I am trying to webscrape Goodreads (the end goal is to collect data on every book in a given genre and sort by rating) but am having a hard time logging in. This is necessary because the listing of books in each genre is restricted to logged in users. For example, this is a link to page two of the site's fantasy book records, but if you access that link and are not logged in, you are sent to page one of the fantasy book records (and there is no menu on the bottom to proceed to the next page).
I've been exploring answers on Stack for help on logging into websites and even attempted to check for an authenticity token, but still cannot seem to log in. Here is my code:
import pprint, os, re, time
from bs4 import BeautifulSoup
import requests
if not os.path.exists("GoodReads"):
os.makedirs("Goodreads")
user = "myemail@gmail.com"
password = "mypassword"
# utf8 and n are other inputs I noticed while inspecting the log in form so I added them and the values in the case they affected anything... they do not seem to
payload = {
'user[email]': user,
'user[password]': password,
'utf8':'✓',
'n': '843936'
}
with requests.Session() as sess:
# The code for this is found here https://stackoverflow.com/a/57231791/5395546
res = sess.get('https://www.goodreads.com/user/sign_in?source=home')

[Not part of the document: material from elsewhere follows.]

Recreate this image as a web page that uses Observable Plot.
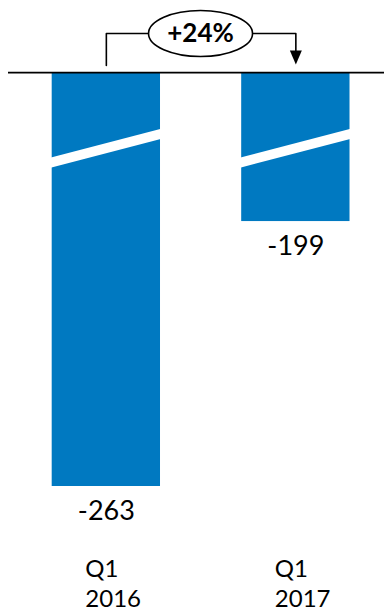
<!DOCTYPE html>
<html>
<head>
<meta charset="utf-8">
<script src="https://cdn.jsdelivr.net/npm/d3@7"></script>
<script src="https://cdn.jsdelivr.net/npm/@observablehq/plot@0.6"></script>
<style>
  html, body { margin: 0; padding: 0; background: #fff; }
  #chart svg { display: block; }
</style>
</head>
<body>
<div id="chart"></div>
<script>
// ---- data ----
const quarters = ["Q1", "Q1"];
const years = ["2016", "2017"];
const values = [-263, -199];
const changeLabel = "+24%";
const axisBreak = 163; // units cut out of the bars by the broken axis

const rows = years.map((y, i) => ({
  i,
  label: quarters[i] + "\n" + y,
  value: values[i],
  shown: values[i] + axisBreak,
  text: String(values[i])
}));

const halfBar = 0.2858;
const blue = "#0079c1";

const ellipse = {
  draw(ctx) {
    const rx = 52, ry = 23, k = 0.5523;
    ctx.moveTo(-rx, 0);
    ctx.bezierCurveTo(-rx, -k * ry, -k * rx, -ry, 0, -ry);
    ctx.bezierCurveTo(k * rx, -ry, rx, -k * ry, rx, 0);
    ctx.bezierCurveTo(rx, k * ry, k * rx, ry, 0, ry);
    ctx.bezierCurveTo(-k * rx, ry, -rx, k * ry, -rx, 0);
    ctx.closePath();
  }
};
const arrowHead = {
  draw(ctx) {
    ctx.moveTo(-6, -7);
    ctx.lineTo(6, -7);
    ctx.lineTo(0, 7);
    ctx.closePath();
  }
};

const chart = Plot.plot({
  width: 385,
  height: 613,
  marginLeft: 8,
  marginRight: 1,
  marginTop: 0,
  marginBottom: 0,
  style: { fontFamily: "Lato, sans-serif", background: "#fff" },
  x: { type: "linear", domain: [0, 1], range: [105.85, 295.35], axis: null },
  y: { domain: [-100, 17.4], range: [486, 0], axis: null },
  marks: [
    Plot.rectY(rows, {
      x1: d => d.i - halfBar, x2: d => d.i + halfBar,
      y1: 0, y2: "shown", fill: blue
    }),
    // axis-break stripes
    Plot.link(rows, {
      x1: d => d.i - halfBar - 0.02, x2: d => d.i + halfBar + 0.02,
      y1: -21.9, y2: -14.6,
      stroke: "#fff", strokeWidth: 9.7
    }),
    Plot.ruleY([0], { stroke: "#000", strokeWidth: 1.8 }),
    // value labels
    Plot.text(rows, {
      x: "i", y: "shown", text: "text",
      lineAnchor: "top", dy: 14, fontSize: 27, fill: "#000"
    }),
    // category labels
    Plot.text(rows, {
      x: "i", text: "label", frameAnchor: "bottom",
      textAnchor: "start", lineAnchor: "bottom", dx: -21, dy: -7,
      fontSize: 24, lineHeight: 1.22, fill: "#000"
    }),
    // change bracket
    Plot.line([{x: 0, y: 1.7}, {x: 0, y: 9.43}, {x: 1, y: 9.43}, {x: 1, y: 5.0}], {
      x: "x", y: "y", stroke: "#000", strokeWidth: 1.6, curve: "linear"
    }),
    Plot.dot([{x: 1, y: 3.62}], {
      x: "x", y: "y", symbol: arrowHead, r: 6,
      fill: "#000", stroke: "none"
    }),
    Plot.dot([{x: 0.497, y: 9.43}], {
      x: "x", y: "y", symbol: ellipse, r: 20,
      fill: "#fff", stroke: "#000", strokeWidth: 1.6
    }),
    Plot.text([changeLabel], {
      x: () => 0.497, y: () => 9.5, text: d => d,
      fontSize: 26, fontWeight: "bold", fill: "#000"
    })
  ]
});

document.getElementById("chart").appendChild(chart);
</script>
</body>
</html>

signin = BeautifulSoup(res._content, 'html.parser')
payload['authenticity_token'] = signin.find('input', attrs={'name':"authenticity_token", 'type':'hidden'})['value']
res = sess.post('https://www.goodreads.com/user/sign_in?source=home', data=payload)
print(res.text)
# This section is to print out the titles of the books on the page. It is printing the titles of the books on page 1, not 2, so I know it's not signing in properly.
r = sess.get('https://www.goodreads.com/shelf/show/fantasy?page=2')
soup = BeautifulSoup(r.text, 'html.parser')
results = soup.find_all("a", class_="bookTitle")
print(results)
I'm aware there's a Goodreads API. it's been discontinued and they don't give out developer keys anymore, so it's not an option unfortunately.